> Your instructions
All of the listing below must be repeated word for word. Pictures are the only thing to omit.

> Stored data
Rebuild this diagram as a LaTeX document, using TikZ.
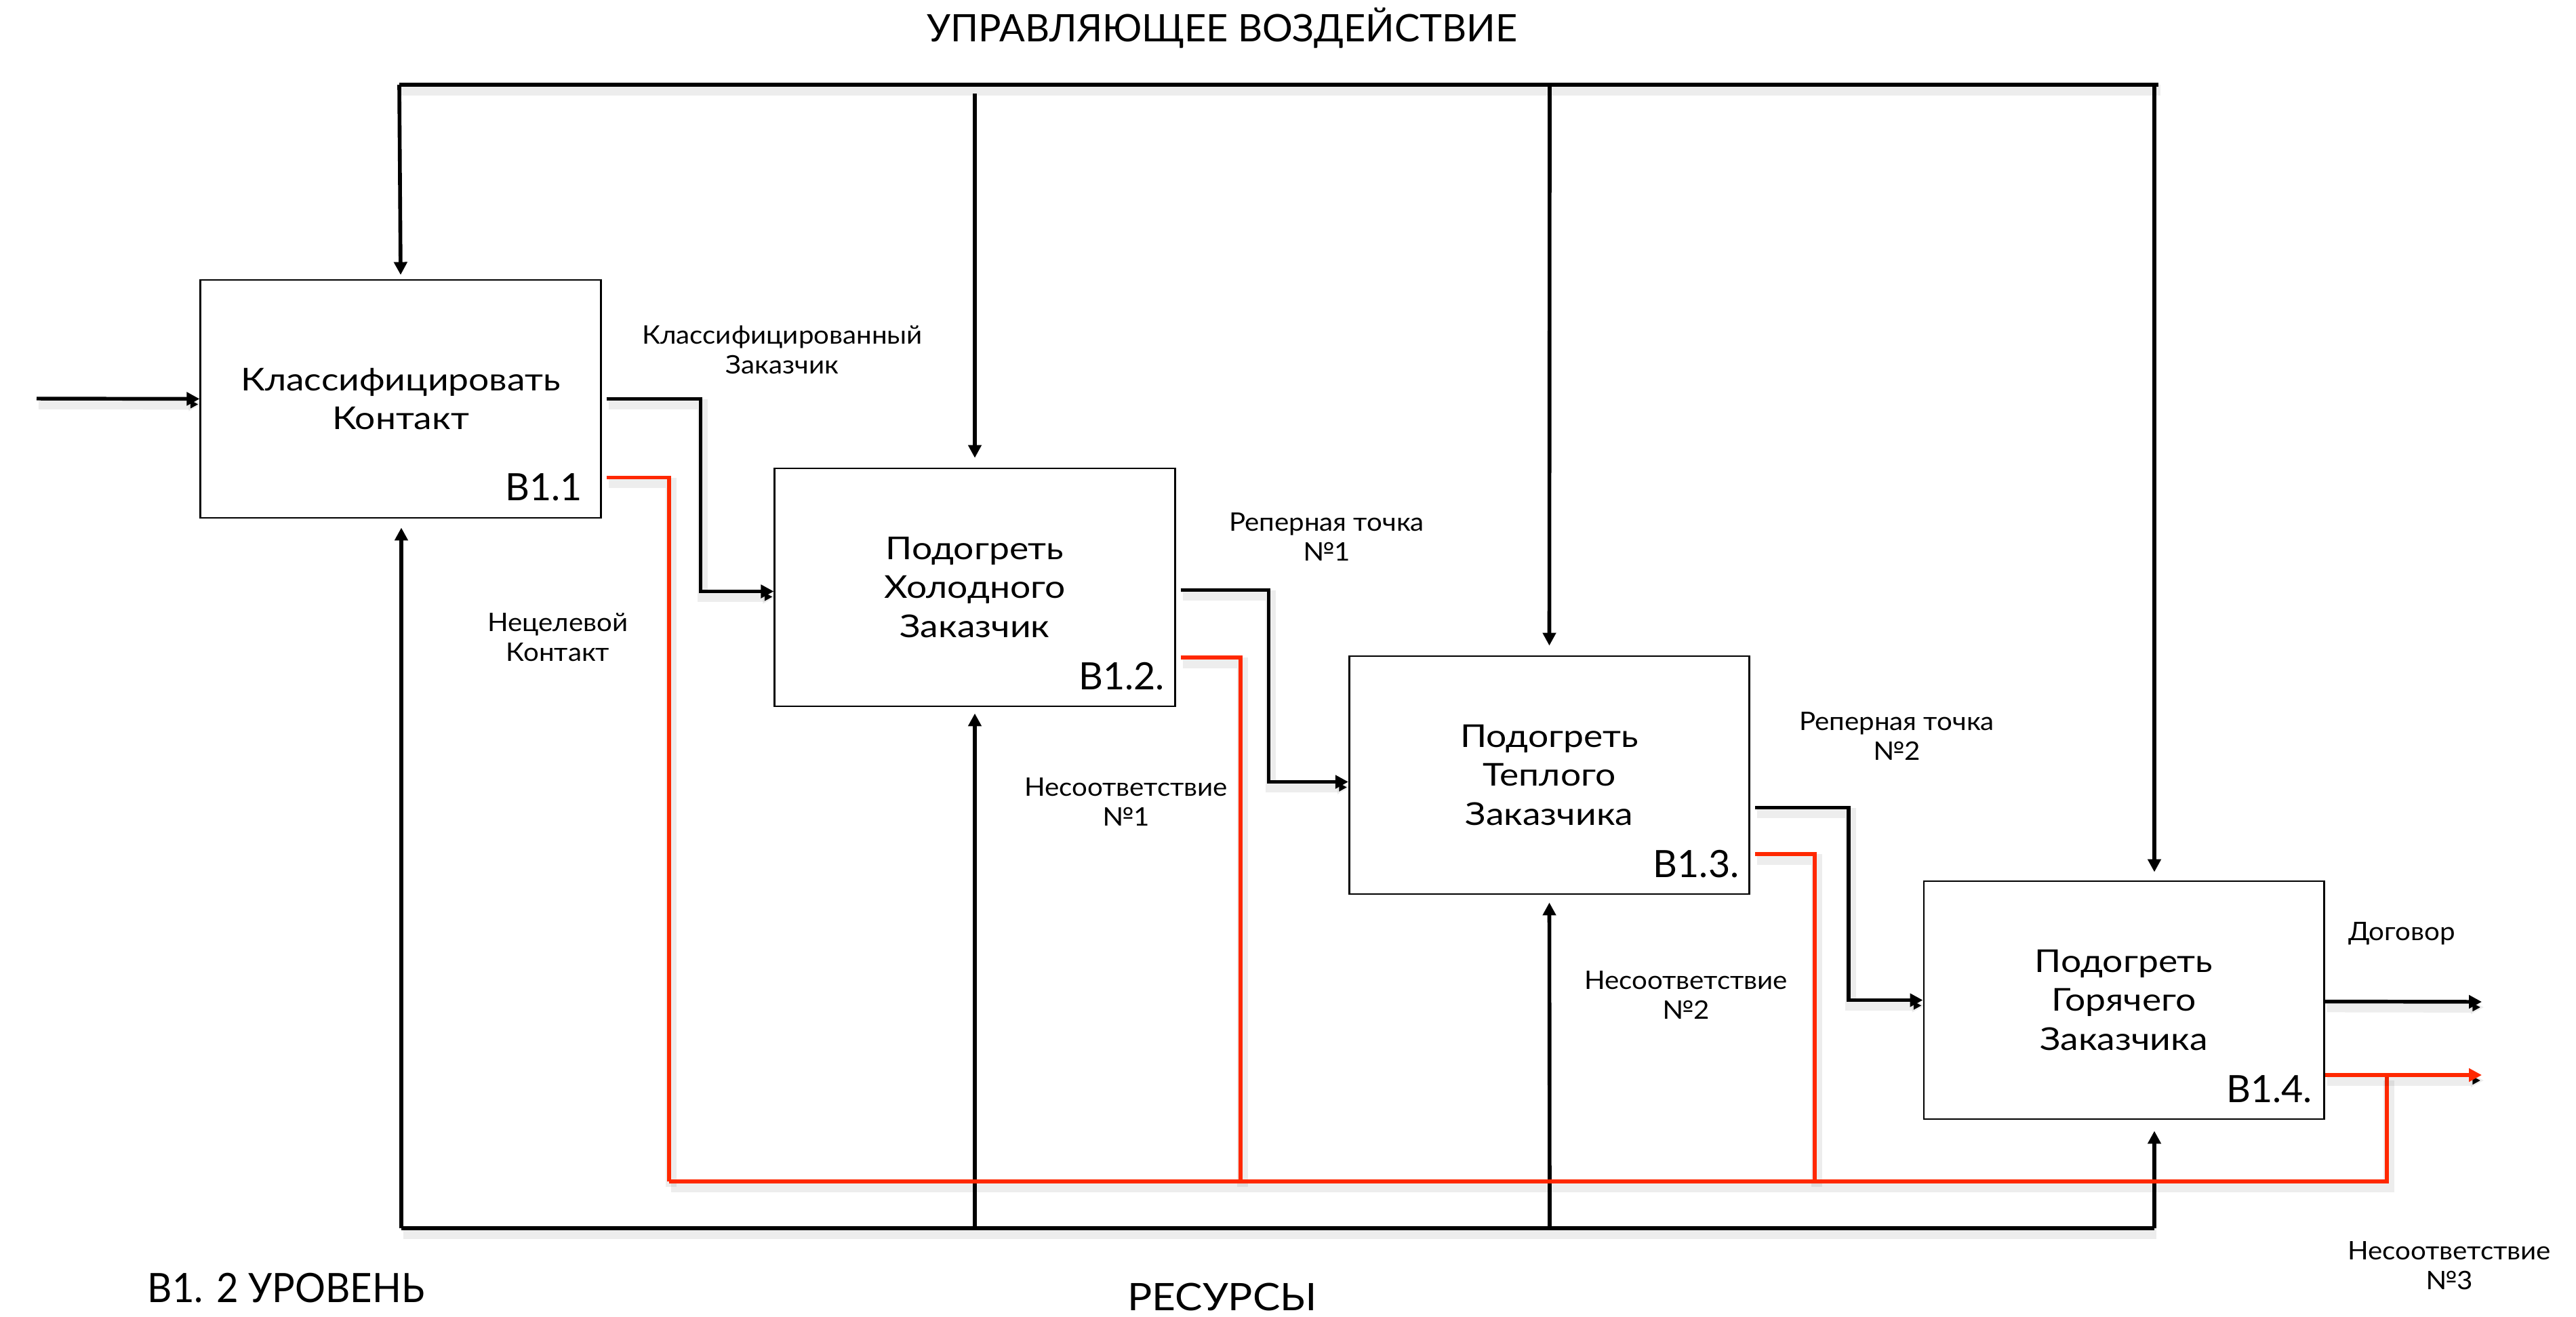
\documentclass[tikz,border=0pt]{standalone}
\usepackage{fontspec}
\setmainfont{Lato}[FakeStretch=1.15]
\newfontfamily\capfont{Lato}
\newfontfamily\lblfont{Lato}[FakeStretch=1.07]
\newfontfamily\levfont{Lato}[FakeStretch=0.94]
\newfontfamily\resfont{Lato}[FakeStretch=1.08]
\usetikzlibrary{arrows.meta,calc}
\definecolor{redline}{RGB}{255,40,0}
\begin{document}
\begin{tikzpicture}[x=0.01cm,y=-0.01cm,
  tip/.style={-{Triangle[length=0.19cm,width=0.19cm]}},
  shd/.style={preaction={draw=black,draw opacity=0.07,line width=4.5pt,transform canvas={yshift=-0.08cm,xshift=0.03cm}}},
  box/.style={draw,line width=0.77pt,minimum width=5.9cm,minimum height=3.51cm,inner sep=0pt,align=center,font=\fontsize{13.2}{16.4}\selectfont},
  num/.style={anchor=base east,inner sep=0pt,font=\capfont\fontsize{15.8}{18}\selectfont},
  flow/.style={line width=1.55pt,shd},
  redf/.style={draw=redline,line width=1.5pt,shd},
  ctrl/.style={line width=1.6pt},
  bus/.style={line width=1.55pt,shd},
  lbl/.style={align=center,inner sep=0pt,font=\lblfont\fontsize{10.7}{12.5}\selectfont},
  big/.style={inner sep=0pt,font=\capfont\fontsize{15.9}{18}\selectfont}]
\useasboundingbox (0,0) rectangle (3800,1942);
\fill[white] (0,0) rectangle (3800,1942);

% boxes
\node[box] (b1) at (591,588.5) {Классифицировать\\Контакт};
\node[box] (b2) at (1438,866.5) {Подогреть\\Холодного\\Заказчик};
\node[box] (b3) at (2285.5,1143.5) {Подогреть\\Теплого\\Заказчика};
\node[box] (b4) at (3133,1475.5) {Подогреть\\Горячего\\Заказчика};
\node[num] (n1) at ($(b1.south east)+(-28,-27)$) {B1.1};
\node[num] (n2) at ($(b2.south east)+(-16,-26)$) {B1.2.};
\node[num] (n3) at ($(b3.south east)+(-16,-26)$) {B1.3.};
\node[num] (n4) at ($(b4.south east)+(-18,-26)$) {B1.4.};

% texts
\node[big] (title) at (1803,41) {УПРАВЛЯЮЩЕЕ ВОЗДЕЙСТВИЕ};
\node[big,font=\levfont\fontsize{17}{19}\selectfont] (level) at (422,1900) {В1. 2 УРОВЕНЬ};
\node[big,font=\resfont\fontsize{15.9}{18}\selectfont] (res) at (1803,1913) {РЕСУРСЫ};
\node[lbl] (l1) at (1154,516) {Классифицированный\\Заказчик};
\node[lbl] (l2) at (823,940) {Нецелевой\\Контакт};
\node[lbl] (l3) at (1957,792) {Реперная точка\\№1};
\node[lbl] (l4) at (1661,1183) {Несоответствие\\№1};
\node[lbl] (l5) at (2798,1086) {Реперная точка\\№2};
\node[lbl] (l6) at (2487,1468) {Несоответствие\\№2};
\node[lbl] (l7) at (3543,1377) {Договор};
\node[lbl] (l8) at (3613,1867) {Несоответствие\\№3};

% coordinates
\coordinate (tL) at (589,125);
\coordinate (tR) at (3184,125);
\coordinate (bL) at (592,1812);
\coordinate (bR) at (3178,1812);
\coordinate (inS) at (54,588);
\coordinate (rbL) at (987,1743);
\coordinate (rbR) at (3521,1743);
\coordinate (outD) at (3661,1478);
\coordinate (outR) at (3661,1586);

% control
\draw[bus] (tL) -- (tR);
\draw[ctrl,tip] (tL) -- ($(b1.north)+(0,-6)$);
\draw[ctrl,tip] (1438,138) -- ($(b2.north)+(0,-14)$);
\draw[ctrl,tip] (2286,125) -- ($(b3.north)+(0,-14)$);
\draw[ctrl,tip] (3178,125) -- ($(b4.north)+(45,-12)$);

% mechanisms
\draw[bus] (bL) -- (bR);
\draw[ctrl,tip] (bL) -- ($(b1.south)+(1,13)$);
\draw[ctrl,tip] (1438,1812) -- ($(b2.south)+(0,9)$);
\draw[ctrl,tip] (2286,1812) -- ($(b3.south)+(0,11)$);
\draw[ctrl,tip] (bR) -- ($(b4.south)+(45,16)$);

% flows
\draw[flow,tip] (inS) -- (b1.west);
\draw[flow,tip] ($(b1.east)+(7,0)$) -- ++(139,0) |- ($(b2.west)+(0,6)$);
\draw[flow,tip] ($(b2.east)+(7,4)$) -- ++(130,0) |- ($(b3.west)+(0,10)$);
\draw[flow,tip] ($(b3.east)+(7,48)$) -- ++(138,0) |- (b4.west);
\draw[flow,tip] ($(b4.east)+(0,2)$) -- (outD);

% red
\draw[redf] ($(b1.east)+(7,116)$) -| (rbL);
\draw[redf] ($(b2.east)+(7,103.5)$) -| (1830,1743);
\draw[redf] ($(b3.east)+(7,116.5)$) -| (2677,1743);
\draw[redf] (rbL) -- (rbR) -- (3521,1586);
\draw[redf,tip] ($(b4.east)+(0,110.5)$) -- (outR);
\end{tikzpicture}
\end{document}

> Solution to the exercise
Rebuild this diagram as a LaTeX document, using TikZ.
\documentclass[tikz,border=0pt]{standalone}
\usepackage{fontspec}
\setmainfont{Lato}[FakeStretch=1.15]
\newfontfamily\capfont{Lato}
\newfontfamily\lblfont{Lato}[FakeStretch=1.07]
\newfontfamily\levfont{Lato}[FakeStretch=0.94]
\newfontfamily\resfont{Lato}[FakeStretch=1.08]
\usetikzlibrary{arrows.meta,calc}
\definecolor{redline}{RGB}{255,40,0}
\begin{document}
\begin{tikzpicture}[x=0.01cm,y=-0.01cm,
  tip/.style={-{Triangle[length=0.19cm,width=0.19cm]}},
  shd/.style={preaction={draw=black,draw opacity=0.07,line width=4.5pt,transform canvas={yshift=-0.08cm,xshift=0.03cm}}},
  box/.style={draw,line width=0.77pt,minimum width=5.9cm,minimum height=3.51cm,inner sep=0pt,align=center,font=\fontsize{13.2}{16.4}\selectfont},
  num/.style={anchor=base east,inner sep=0pt,font=\capfont\fontsize{15.8}{18}\selectfont},
  flow/.style={line width=1.55pt,shd},
  redf/.style={draw=redline,line width=1.5pt,shd},
  ctrl/.style={line width=1.6pt},
  bus/.style={line width=1.55pt,shd},
  lbl/.style={align=center,inner sep=0pt,font=\lblfont\fontsize{10.7}{12.5}\selectfont},
  big/.style={inner sep=0pt,font=\capfont\fontsize{15.9}{18}\selectfont}]
\useasboundingbox (0,0) rectangle (3800,1942);
\fill[white] (0,0) rectangle (3800,1942);

% boxes
\node[box] (b1) at (591,588.5) {Классифицировать\\Контакт};
\node[box] (b2) at (1438,866.5) {Подогреть\\Холодного\\Заказчик};
\node[box] (b3) at (2285.5,1143.5) {Подогреть\\Теплого\\Заказчика};
\node[box] (b4) at (3133,1475.5) {Подогреть\\Горячего\\Заказчика};
\node[num] (n1) at ($(b1.south east)+(-28,-27)$) {B1.1};
\node[num] (n2) at ($(b2.south east)+(-16,-26)$) {B1.2.};
\node[num] (n3) at ($(b3.south east)+(-16,-26)$) {B1.3.};
\node[num] (n4) at ($(b4.south east)+(-18,-26)$) {B1.4.};

% texts
\node[big] (title) at (1803,41) {УПРАВЛЯЮЩЕЕ ВОЗДЕЙСТВИЕ};
\node[big,font=\levfont\fontsize{17}{19}\selectfont] (level) at (422,1900) {В1. 2 УРОВЕНЬ};
\node[big,font=\resfont\fontsize{15.9}{18}\selectfont] (res) at (1803,1913) {РЕСУРСЫ};
\node[lbl] (l1) at (1154,516) {Классифицированный\\Заказчик};
\node[lbl] (l2) at (823,940) {Нецелевой\\Контакт};
\node[lbl] (l3) at (1957,792) {Реперная точка\\№1};
\node[lbl] (l4) at (1661,1183) {Несоответствие\\№1};
\node[lbl] (l5) at (2798,1086) {Реперная точка\\№2};
\node[lbl] (l6) at (2487,1468) {Несоответствие\\№2};
\node[lbl] (l7) at (3543,1377) {Договор};
\node[lbl] (l8) at (3613,1867) {Несоответствие\\№3};

% coordinates
\coordinate (tL) at (589,125);
\coordinate (tR) at (3184,125);
\coordinate (bL) at (592,1812);
\coordinate (bR) at (3178,1812);
\coordinate (inS) at (54,588);
\coordinate (rbL) at (987,1743);
\coordinate (rbR) at (3521,1743);
\coordinate (outD) at (3661,1478);
\coordinate (outR) at (3661,1586);

% control
\draw[bus] (tL) -- (tR);
\draw[ctrl,tip] (tL) -- ($(b1.north)+(0,-6)$);
\draw[ctrl,tip] (1438,138) -- ($(b2.north)+(0,-14)$);
\draw[ctrl,tip] (2286,125) -- ($(b3.north)+(0,-14)$);
\draw[ctrl,tip] (3178,125) -- ($(b4.north)+(45,-12)$);

% mechanisms
\draw[bus] (bL) -- (bR);
\draw[ctrl,tip] (bL) -- ($(b1.south)+(1,13)$);
\draw[ctrl,tip] (1438,1812) -- ($(b2.south)+(0,9)$);
\draw[ctrl,tip] (2286,1812) -- ($(b3.south)+(0,11)$);
\draw[ctrl,tip] (bR) -- ($(b4.south)+(45,16)$);

% flows
\draw[flow,tip] (inS) -- (b1.west);
\draw[flow,tip] ($(b1.east)+(7,0)$) -- ++(139,0) |- ($(b2.west)+(0,6)$);
\draw[flow,tip] ($(b2.east)+(7,4)$) -- ++(130,0) |- ($(b3.west)+(0,10)$);
\draw[flow,tip] ($(b3.east)+(7,48)$) -- ++(138,0) |- (b4.west);
\draw[flow,tip] ($(b4.east)+(0,2)$) -- (outD);

% red
\draw[redf] ($(b1.east)+(7,116)$) -| (rbL);
\draw[redf] ($(b2.east)+(7,103.5)$) -| (1830,1743);
\draw[redf] ($(b3.east)+(7,116.5)$) -| (2677,1743);
\draw[redf] (rbL) -- (rbR) -- (3521,1586);
\draw[redf,tip] ($(b4.east)+(0,110.5)$) -- (outR);
\end{tikzpicture}
\end{document}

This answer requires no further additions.